A backwards approach to an Internet business idea

by Ev Miles on October 8, 2011

in internet business ideas,Online Business Recipes for Starting an Internet Business

I think many people take a backwards approach to finding an internet business idea. They try to figure out what they think is a sure deal as far as making cash flow. They hyper-rationalize it. It’s understandable, but very few good business ideas make any rational sense. No one thought Twitter made any sense, who needs it! Ring tones? Ridiculous! Why would anyone buy them? Take pictures with your phone. Yeah, right! Google makes billions offering free services. What sense does that make? Well, it does make sense in the topsy turvy world of the internet.

One of the main mistakes people make with their online business is that they super impose real world business ideas onto the technospheric realm. This data-heavy realm has its own evolving ideas and its own rules of the game. To many people, this became apparent only in hind site, with the dot-com boom and bust of 2000.

Here’s what happened. Investors figured if they double up on free market concepts with funding new online businesses, the profits would be tenfold online, but it did not work that way. Start-ups with little-to-no money beat out dot-coms that had millions. Many ideas that seemed to be sure-fire things, like making it easy for people to pay parking tickets online, completely bombed. See the movie, Startup Dot Com. Here is a list of the biggest internet flame-outs: http://www.cnet.com/1990-11136_1-6278387-1.html

Some ideas were too early. Some did not address a problem, and some were just too rational. Don’t get me wrong, I’m a big fan of logic and rationality, but it must be applied differently online.

After the Wall Street dot-com bust, erroneous conclusions were made about the bad results.The venture capitalists and Wall Street hotshots, along with the press and blogger pundits, concluded that business would not fly on the internet and that it was a passing fad that could not be monetized. Eventually, they claimed, Ebay and Amazon too would fail. And many did – Netscape, Lycos, Alta Vista, and even in recent months, Yahoo, has made the news for not being able to keep afloat without merging with AOL, which is also in trouble in regards to sustainability.

But look at the growth of the web since then. Especially, business. Business has continued to grow exponentially right through the dot com bust. Most of the huge successes have happened post-2000 dot-com bust. See Ray Kurzweil’s predictions on the growth of the internet.
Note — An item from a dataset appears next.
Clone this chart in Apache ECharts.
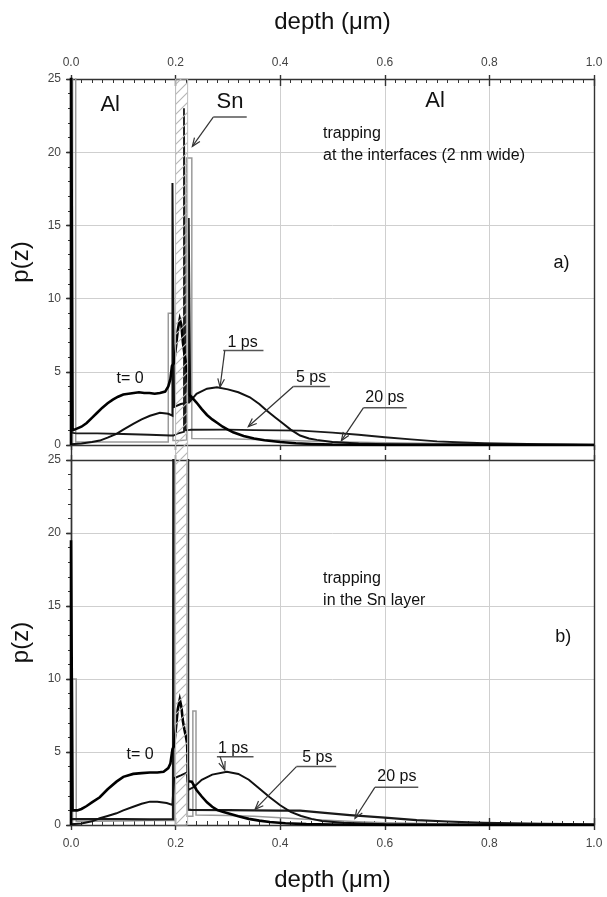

Google, Youtube, Facebook, Twitter, Paypal, LinkedIn, Bebo, and on and on and on – many thousands of thriving small businesses online including our four web businesses.

We started our online business in October, 2003, and were making a profit by May, 2004. Our business has been growing on an average of 40% per year with very little additional money put in. We started with a $1 (purchased from a friend), hopelessly out-of-date laptop that had broken keys. We spent roughly $25 per month for two services and eventually were beating out Entrepreneur Magazine for our niche – passing up a Fortune 500 company, in other words.

So what is the best internet business idea? The one that motivates you and has niche attraction. One of my favorite niches online (that I don’t do for a business) is the synthesizer hobbyist. Another one I have watched is how to grow bonzai trees, and another is origami.

If you told a random person ten years ago that you are going to make a living writing about Origami, they would say that is irrational — and it was. But no longer. The best internet business idea is the one that motivates you and has a hungry audience. Don’t think you can start a shoe merchant store online and ever get a foothold in that. Too big of a niche.